### EXERCISE DATA ###
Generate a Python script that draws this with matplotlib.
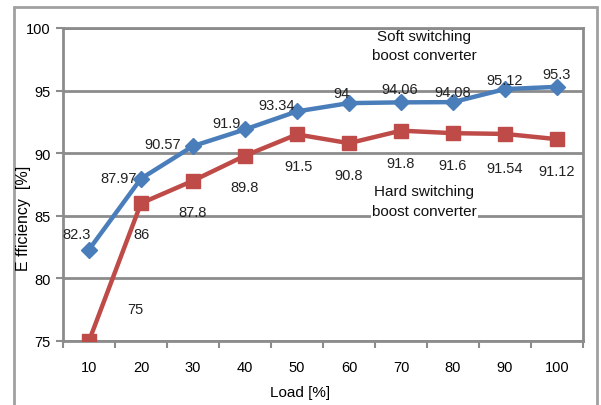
import matplotlib
matplotlib.use('Agg')
import matplotlib.pyplot as plt
from matplotlib.patches import Rectangle

# --- Data ---
LOADS = [10, 20, 30, 40, 50, 60, 70, 80, 90, 100]
SOFT = [82.3, 87.97, 90.57, 91.9, 93.34, 94, 94.06, 94.08, 95.12, 95.3]
HARD = [75, 86, 87.8, 89.8, 91.5, 90.8, 91.8, 91.6, 91.54, 91.12]

# label offsets in pixels (dx, dy) relative to each point
SOFT_OFFSETS = [(-12, 16), (-22, 1), (-30, 2), (-18, 6), (-20, 6),
                (-7, 10), (-1, 13), (0, 10), (0, 9), (0, 13)]
HARD_OFFSETS = [(46, 32), (0, -31), (0, -31), (0, -31), (2, -32),
                (0, -32), (0, -32), (0, -32), (0, -34), (0, -32)]

BLUE = '#4A7EBB'
RED = '#BE4B48'
GRID = '#8C8C8C'
FONT = ['Liberation Sans Narrow', 'Liberation Sans', 'DejaVu Sans']

plt.rcParams['font.family'] = FONT

W, H = 601, 406
fig = plt.figure(figsize=(W / 100, H / 100), dpi=100)
ax = fig.add_axes([63 / W, (H - 342) / H, 520 / W, 313 / H])

x = list(range(len(LOADS)))

ax.plot(x, SOFT, color=BLUE, lw=3.2, marker='D', ms=8, zorder=3)
ax.plot(x, HARD, color=RED, lw=3.2, marker='s', ms=9.5, zorder=3)

for xi, v, (dx, dy) in zip(x, SOFT, SOFT_OFFSETS):
    ax.annotate(f'{v:g}', (xi, v), xytext=(dx, dy), textcoords='offset pixels',
                ha='center', va='center', fontsize=10.5, color='#222222', zorder=4)
for xi, v, (dx, dy) in zip(x, HARD, HARD_OFFSETS):
    ax.annotate(f'{v:g}', (xi, v), xytext=(dx, dy), textcoords='offset pixels',
                ha='center', va='center', fontsize=10.5, color='#222222', zorder=4)

ax.set_xlim(-0.5, len(LOADS) - 0.5)
ax.set_ylim(75, 100)
ax.set_yticks([75, 80, 85, 90, 95, 100])
ax.set_xticks(x)
ax.set_xticklabels([str(v) for v in LOADS])
ax.set_xticks([i - 0.5 for i in range(len(LOADS) + 1)], minor=True)

ax.tick_params(axis='x', which='major', length=0, pad=14, labelsize=10.5)
ax.tick_params(axis='x', which='minor', length=5, width=1.5, color=GRID, direction='out')
ax.tick_params(axis='y', length=5, width=1.5, color=GRID, direction='out', labelsize=10.5, pad=4)

ax.grid(axis='y', color=GRID, lw=2)
ax.set_axisbelow(True)
for s in ax.spines.values():
    s.set_color(GRID)
    s.set_linewidth(2)

# series captions
ax.text(6.45, 98.6, 'Soft switching\nboost converter', ha='center', va='center',
        fontsize=11, linespacing=1.5, color='#111111')
ax.text(6.45, 86.2, 'Hard switching\nboost converter', ha='center', va='center',
        fontsize=11, linespacing=1.5, color='#111111',
        bbox=dict(facecolor='white', edgecolor='none', pad=1))

fig.text(300 / W, 1 - 393 / H, 'Load [%]', ha='center', va='center', fontsize=11)
fig.text(24 / W, 1 - 218 / H, 'E fficiency  [%]', ha='center', va='center',
         rotation=90, fontsize=11.5)

# outer chart frame
fig.patches.append(Rectangle((14 / W, -0.05), (597 - 14) / W, 1.05 - 8 / H,
                             transform=fig.transFigure, fill=False,
                             edgecolor='#A0A0A0', lw=2))

fig.savefig('out.png', dpi=100)
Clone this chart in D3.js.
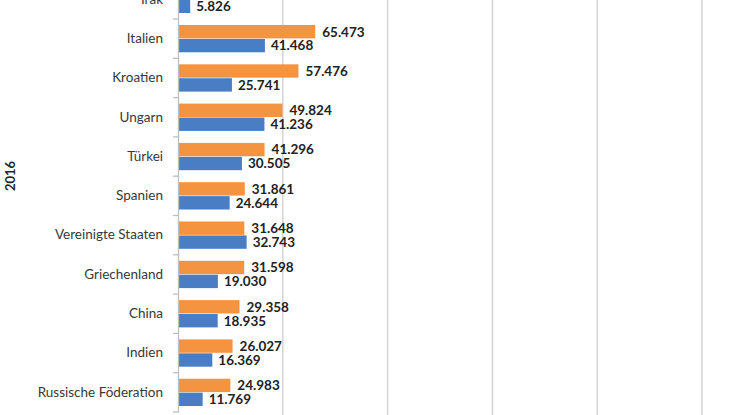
###
WHAT IS NEEDED ▸
The lines from the start of the entries above through the one containing "91.6, 91.54, 91.12]" are to be retyped exactly, and no others. Pictures are left out.

THE REPLY ▸
Generate a Python script that draws this with matplotlib.
import matplotlib
matplotlib.use('Agg')
import matplotlib.pyplot as plt
from matplotlib.patches import Rectangle

# --- Data ---
LOADS = [10, 20, 30, 40, 50, 60, 70, 80, 90, 100]
SOFT = [82.3, 87.97, 90.57, 91.9, 93.34, 94, 94.06, 94.08, 95.12, 95.3]
HARD = [75, 86, 87.8, 89.8, 91.5, 90.8, 91.8, 91.6, 91.54, 91.12]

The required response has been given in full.